Yanis Varoufákis : Je n’ai pas enregistré les trois premières réunions à Bruxelles [les 11, 16 et 20 février 2015 – ndlr] parce que cela ne m’était jamais venu à l’idée. J’ai commencé à y penser à la fin de la première réunion, qui a duré plus de dix heures. À la sortie, j’étais dans un état d’étourdissement et de confusion. Je me trouvais au cœur de chantages, d’attaques, de critiques et de pressions. À la fin, je me souvenais à peine de ce qu’il s’était passé.
Mais je devais briefer mon premier ministre, les gens de mon cabinet, le Parlement – et des journalistes, le lendemain. J’ai demandé à ma secrétaire de m’envoyer les minutes.

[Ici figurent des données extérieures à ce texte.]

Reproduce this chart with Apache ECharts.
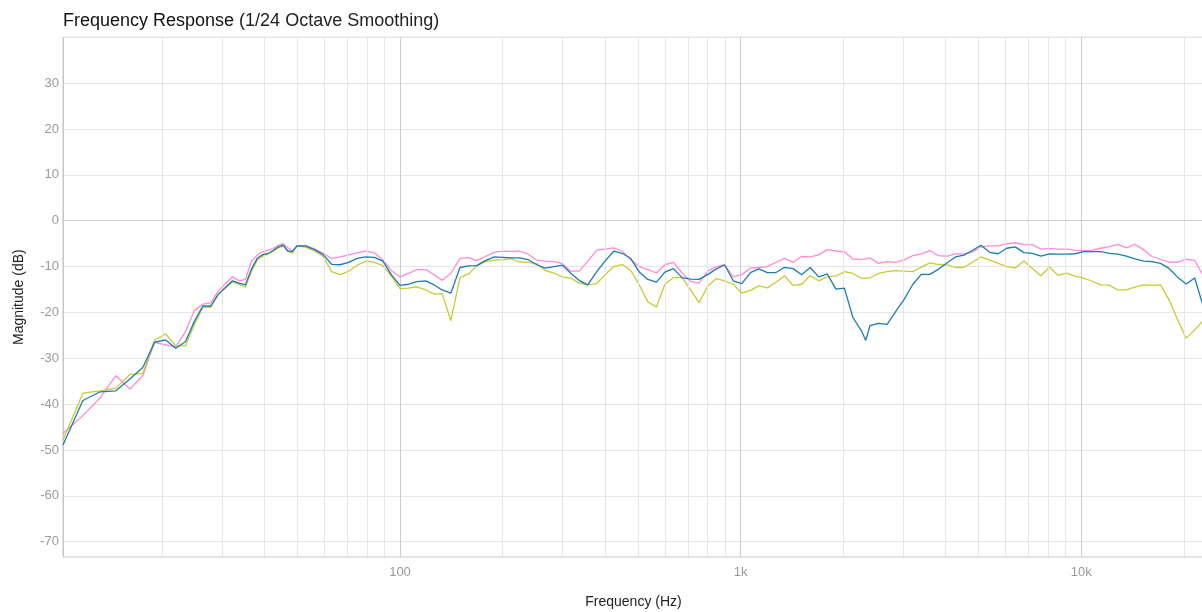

Elle m’a dit que ça n’existait pas. Quoi ? Sur le coup, j’ai refusé de le croire. Impensable ! Je n’avais jamais pensé que l’UE n’avait pas de minutes pour des réunions aussi importantes. Mais pour autant, je n’ai pas réalisé d’enregistrement à ce moment-là.
Vous avez commencé à enregistrer à partir de la séance du 24 février.
J’avais besoin de me souvenir des réponses de chacun à la liste de réformes que nous avions proposées. Je redoutais surtout que [Wolfgang] Schaüble [ministre des finances allemand, plus « dur » qu’Angela Merkel – ndlr], très opposé à l’accord du 20 février, remonte au créneau avec le MoU. À ma grande surprise, ce n’est pas lui mais Dijsselbloem, Pierre Moscovici, le FMI qui ont rouvert le sujet. Alors même que l’on s’était entendu, le 20 février, sur tout cela. Là, j’ai pris conscience que je devais continuer à enregistrer.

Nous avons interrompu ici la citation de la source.